Furthermore, not all contemporary Americans develop the redemptive self. The life stories of such people are described by McAdams as presenting “contaminated plots” and “vicious circles”. This reveals the rather heavily normative and judgemental aspect of McAdams”s model: the redemptive self is not only a dominant characteristic of contemporary Americans, it is also an ideal state; when redemption fails, it issues in not only deviation, but also a sense of failure.

McAdams”s model of the redemptive self reveals most clearly his allegiance to an essentialist, centred, singular and individualistic understanding of the subject. The narrative mobilized to articulate this type of identity is circumscribed by a particular type of story, with clearly defined plot, turning points and resolution. Discussing various narrative constructions of self, Peter Raggat argues that the imposition of coherence on modern life constitutes “a hegemonic insult” (Raggat 2006). Such critique can be extended to the redemptive self. While McAdams (2006a) is prepared to acknowledge that “life is messier and more complex than the stories we tell about it”, there is no real provision to address and incorporate this complexity in his model.

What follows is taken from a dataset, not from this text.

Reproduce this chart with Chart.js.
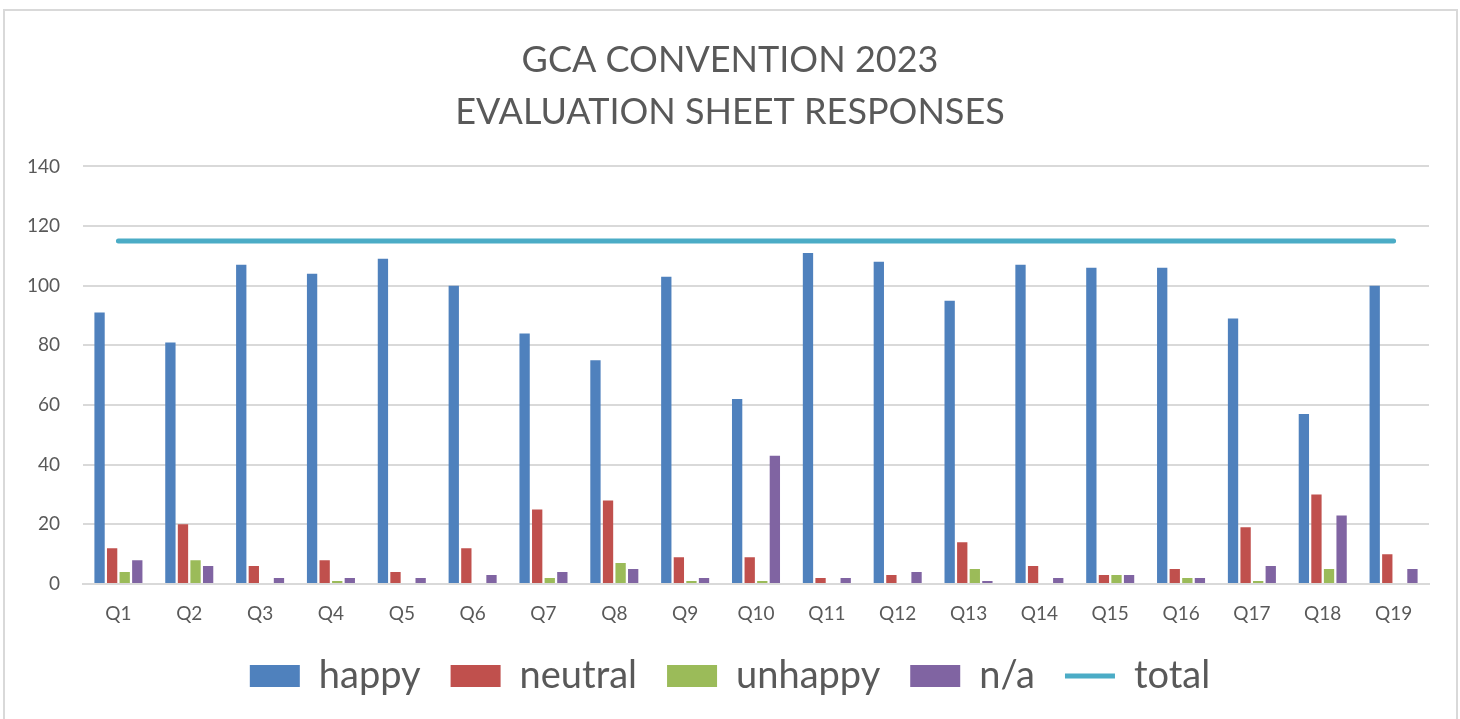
<!DOCTYPE html>
<html>
<head>
<meta charset="utf-8">
<script src="https://cdn.jsdelivr.net/npm/chart.js@4"></script>
<style>
  html, body { margin: 0; padding: 0; background: #fff; overflow: hidden; }
  #frame { position: absolute; left: 3px; top: 9px; width: 1451px; height: 740px; border: 2px solid #d9d9d9; }
  #wrap { position: absolute; left: 0; top: 0; width: 1460px; height: 719px; }
</style>
</head>
<body>
<div id="frame"></div>
<div id="wrap"><canvas id="evalChart"></canvas></div>
<script>
const questions = ['Q1', 'Q2', 'Q3', 'Q4', 'Q5', 'Q6', 'Q7', 'Q8', 'Q9', 'Q10',
                   'Q11', 'Q12', 'Q13', 'Q14', 'Q15', 'Q16', 'Q17', 'Q18', 'Q19'];
const happy   = [91, 81, 107, 104, 109, 100, 84, 75, 103, 62, 111, 108, 95, 107, 106, 106, 89, 57, 100];
const neutral = [12, 20, 6, 8, 4, 12, 25, 28, 9, 9, 2, 3, 14, 6, 3, 5, 19, 30, 10];
const unhappy = [4, 8, 0, 1, 0, 0, 2, 7, 1, 1, 0, 0, 5, 0, 3, 2, 1, 5, 0];
const notApplicable = [8, 6, 2, 2, 2, 3, 4, 5, 2, 43, 2, 4, 1, 2, 3, 2, 6, 23, 5];
const total   = [115, 115, 115, 115, 115, 115, 115, 115, 115, 115,
                 115, 115, 115, 115, 115, 115, 115, 115, 115];
const yTicks  = [0, 20, 40, 60, 80, 100, 120, 140];

const fontFamily = 'Lato, "Open Sans", sans-serif';
const textColor = '#595959';
const gridColor = '#d9d9d9';

function barSet(label, data, color) {
    return {
        type: 'bar',
        label: label,
        data: data,
        backgroundColor: color,
        borderWidth: 0,
        pointStyle: 'rect',
        categoryPercentage: 0.71,
        barPercentage: 0.82,
        order: 2
    };
}

// title and legend are centred on the page in the original, not on the plot
const centreShift = {
    id: 'centreShift',
    afterLayout: function(chart) {
        [chart.titleBlock, chart.legend].forEach(function(box) {
            if (!box) return;
            box.left += 14;
            box.right += 14;
        });
    }
};

document.addEventListener('DOMContentLoaded', function() {
    const ctx = document.getElementById('evalChart');

    new Chart(ctx, {
        data: {
            labels: questions,
            datasets: [
                barSet('happy', happy, '#4f81bd'),
                barSet('neutral', neutral, '#c0504d'),
                barSet('unhappy', unhappy, '#9bbb59'),
                barSet('n/a', notApplicable, '#8064a2'),
                {
                    type: 'line',
                    label: 'total',
                    data: total,
                    borderColor: '#4bacc6',
                    backgroundColor: '#4bacc6',
                    borderWidth: 5,
                    borderCapStyle: 'round',
                    pointRadius: 0,
                    pointStyle: 'line',
                    order: 1
                }
            ]
        },
        plugins: [centreShift],
        options: {
            responsive: true,
            maintainAspectRatio: false,
            animation: false,
            layout: {
                padding: { left: 3, right: 31, top: 14, bottom: 14 }
            },
            plugins: {
                title: {
                    display: true,
                    text: ['GCA CONVENTION 2023', 'EVALUATION SHEET RESPONSES'],
                    color: textColor,
                    font: { family: fontFamily, size: 36, weight: 'normal', lineHeight: 1.45 },
                    padding: { top: 20, bottom: 28 }
                },
                legend: {
                    position: 'bottom',
                    labels: {
                        usePointStyle: true,
                        pointStyleWidth: 50,
                        boxHeight: 22,
                        color: textColor,
                        padding: 30,
                        font: { family: fontFamily, size: 38 },
                        sort: function(a, b) { return a.datasetIndex - b.datasetIndex; }
                    }
                },
                tooltip: { enabled: false }
            },
            scales: {
                x: {
                    grid: { display: false },
                    border: { display: true, color: gridColor, width: 2 },
                    ticks: {
                        color: textColor,
                        padding: 10,
                        font: { family: fontFamily, size: 19 }
                    },
                    afterFit: function(scale) { scale.height = 43; }
                },
                y: {
                    min: 0,
                    max: 140,
                    afterBuildTicks: function(scale) {
                        scale.ticks = yTicks.map(v => ({ value: v }));
                    },
                    afterFit: function(scale) { scale.width = 80; },
                    grid: { color: gridColor, lineWidth: 2, drawTicks: false },
                    border: { display: false },
                    ticks: {
                        color: textColor,
                        padding: 23,
                        font: { family: fontFamily, size: 19 }
                    }
                }
            }
        }
    });
});
</script>
</body>
</html>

Significantly, the dynamics of redemption as an essential aspect of contemporary American identity became evident for McAdams in the wake of the tragic events of September 11, 2001, when, “The workers were convinced that the death and the destruction of 9/11 would give way to new life, new growth, new power, and a new reality that, in some fundamental sense, would prove better than what came before” (McAdams 2006c: 3). The inevitability of redemption was simply taken for granted. It is in the context of political debates post-September 11, 2001, that McAdams”s emphasis on redemption becomes understandable. The widespread critical response to the unspeakable horror of 9/11 insists that “the time has come to abandon the cynicism, ironic play and “oppositional anarchism” associated with postmodernism and to embrace a positive conception of power and its potential affinity with truth and knowledge” (Bennett 2009: 20). From this position the questioning and ideological critique by postmodernism of such categories as truth, beauty and goodness are interpreted as a temporary aberration and a reaction against a once progressive modernism, whose agenda now seems newly energized. McAdams”s model of the redemptive self can thus be characterized as a reworking of many features of the modernist project in the post-9/11 context, where the narrative of redemption is powerfully positioned as a new grand narrative.

McAdams argues consistently for the existence of a single, stable and knowable reality and, correspondingly, the existence of a self that is singular, stable and knowable. Moreover, this self is masterful and agentic; it strives to actualize its true core. In the context of the debates concerning the shift beyond postmodernity, the paramount expression of McAdams”s essentialist approach to self—the redemptive self—can be seen as a model of post-postmodern self superseding the plethora of postmodern selves such as the empty self, the protean self, the saturated self and the quantum self.